Attendu que l'expert Romeu désigné par la juridiction des référés du tribunal de commerce énonce en page 5 de son rapport :

"Les vices cachés font partie de ce qui a été décrit précédemment et nous les résumons ci-après :

- cassure des articulations inférieures de bras avant,

- usure profonde de toutes les articulations de flèche arrière,

- inverseur et sa commande défaillants,

- usure profonde et fuite des dispositifs de rotation et de transfert de la flèche arrière,

- fissuration et usure des flexibles arrières,

- jeu et usure des commandes hydrauliques.

Certains de ces vices, comme les cassures d'articulations et les fissurations de flexibles étaient visibles, mais pas pour un non-professionnel."

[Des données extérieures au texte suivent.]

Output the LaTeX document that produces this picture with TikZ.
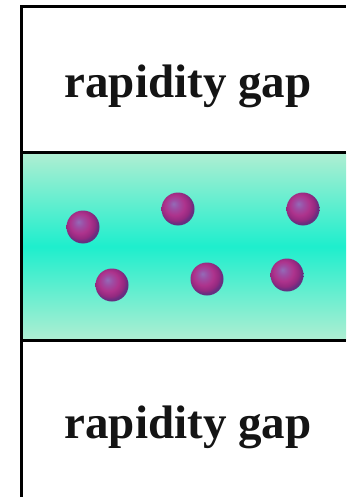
\documentclass[tikz,border=0pt]{standalone}
\usepackage{fontspec}
\setmainfont{Liberation Serif}
\pgfdeclareradialshading{pball}{\pgfpoint{-7bp}{8bp}}{%
  rgb(0bp)=(0.58,0.42,0.72);
  rgb(7bp)=(0.62,0.30,0.64);
  rgb(15bp)=(0.68,0.20,0.55);
  rgb(22bp)=(0.58,0.16,0.50);
  rgb(26bp)=(0.40,0.18,0.50);
  rgb(50bp)=(0.40,0.18,0.50)}
\begin{document}
\begin{tikzpicture}[x=1pt,y=-1pt,
  frame/.style={line width=3pt,black},
  gaplabel/.style={font=\fontsize{47}{52}\selectfont\bfseries,text=black!92,inner sep=0pt},
  particle/.style={circle,minimum size=33pt,inner sep=0pt,shading=pball}]
\useasboundingbox (0,0) rectangle (346,497);
\fill[white] (0,0) rectangle (346,497);
% green band
\shade[top color={rgb,255:red,175;green,238;blue,210},bottom color={rgb,255:red,175;green,238;blue,210},middle color={rgb,255:red,30;green,238;blue,205}] (21,153) rectangle (346,340);
% frame lines
\draw[frame] (21,497) -- (21,7) -- (346,7);
\draw[frame] (21,153) -- (346,153);
\draw[frame] (21,340) -- (346,340);
% labels
\node[gaplabel] (top) at (188,86) {rapidity gap};
\node[gaplabel] (bot) at (188,427) {rapidity gap};
% particles
\node[particle] (p1) at (83,227) {};
\node[particle] (p2) at (178,209) {};
\node[particle] (p3) at (303,209) {};
\node[particle] (p4) at (112,285) {};
\node[particle] (p5) at (207,279) {};
\node[particle] (p6) at (287,275) {};
\end{tikzpicture}
\end{document}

Attendu donc que l'homme de l'art conclut à l'existence à la fois de vices cachés et de vices apparents mais, pour ces derniers, seulement pour un professionnel ;

Attendu qu'il apparaît des éléments du rapport d'expertise, non critiqué par les parties, que l'entreprise Bouzigues qui est une entreprise d'électricité, avait besoin de façon ponctuelle, d'un engin tractopelle pour effectuer certains travaux de terrassement ; que ne connaissant pas particulièrement ce genre de matériel elle s'est adressée à un professionnel pour lui procurer un engin d'occasion mais "en état et révisé de façon à n'avoir pas de problèmes" ;

Attendu qu'il s'évince de ces données que la société Bouzigues dont l'activité principale n'est pas le terrassement mais l'électricité ne peut être considérée comme ayant une connaissance particulière des engins de chantier, ce pourquoi elle a dû d'ailleurs s'adresser à une entreprise spécialisée aux fins de se procurer, aux moindres frais, un bon engin pour effectuer épisodiquement quelques travaux de terrassement ;

Attendu que dans ces conditions elle ne peut être qualifiée de professionnelle et se voir opposer les vices apparents ou cachés dont l'engin litigieux était pourvu ;

Attendu qu'il résulte du rapport précité que les vices et défauts constatés "rendent l'engin impropre à tout usage" l'expert relevant, au passage que cet engin "qui a beaucoup travaillé et souffre d'une usure profonde et générale, n'a pas été révisé sérieusement" ;

Attendu qu'il convient dès lors de prononcer la résolution du contrat de vente intervenu le 5 décembre 1988 entre la société Languedocienne de Matériel et la société BNP Natio Equipement, le matériel objet du contrat étant entièrement impropre à sa destination initiale, et de constater par voie de conséquence la nullité du contrat de crédit-bail conclu le 15 décembre 1988 entre la SA BNP Bail et la SARL Bouzigues ;

Attendu qu'il y a donc lieu de réformer en toutes ses dispositions le jugement entrepris et de mettre hors de cause Maître Pradeaux ès-qualités ;

Attendu qu'il convient de condamner la société Languedocienne de Matériel et la société BNP Natio Equipement qui succombent pour l'essentiel aux entiers dépens de première instance et d'appel ;

Par ces motifs, LA COUR, Statuant publiquement contradictoirement, en matière commerciale et en dernier ressort, Constate que le reprise d'instance est en date du 29 novembre 1993 ; Déclare recevable et fondé l'appel formé par la société Bouzigues ; Réforme en toutes ses dispositions le jugement rendu par le Tribunal de commerce de Nîmes le 29 novembre 1991 ; Déclare irrecevable la société appelante en ses prétentions indemnitaires formées à l'encontre de la société Languedocienne de Matériel ; Met hors de cause Maître Pradeaux, ès-qualité de commissaire à l'exécution de cette dernière société; Vu le rapport d'expertise établi par M. Romeu le 20 novembre 1989 , Dit que la société appelante ne peut être considérée comme un professionnel de la mécanique ; Constate que les désordres affectant l'engin tractopelle vendu par la société Languedocienne de Matériel le rendaient impropre à l'usage auquel il était destiné ; Prononce conséquemment la résolution judiciaire du contrat de vente intervenu le 5 décembre 1988 entre cette société et la société BNP Bail Natio Equipement ; Constate que le contrat de crédit bail passé entre cette dernière société et la société appelante se trouve rétroactivement anéanti et en prononce la nullité ; Condamne la société Languedocienne de Matériel et la société BNP Natio Equipement SA aux entiers dépens de première instance et d'appel, ces derniers étant distraits au profit de Maître Tardieu, avoué, aux offres de droit.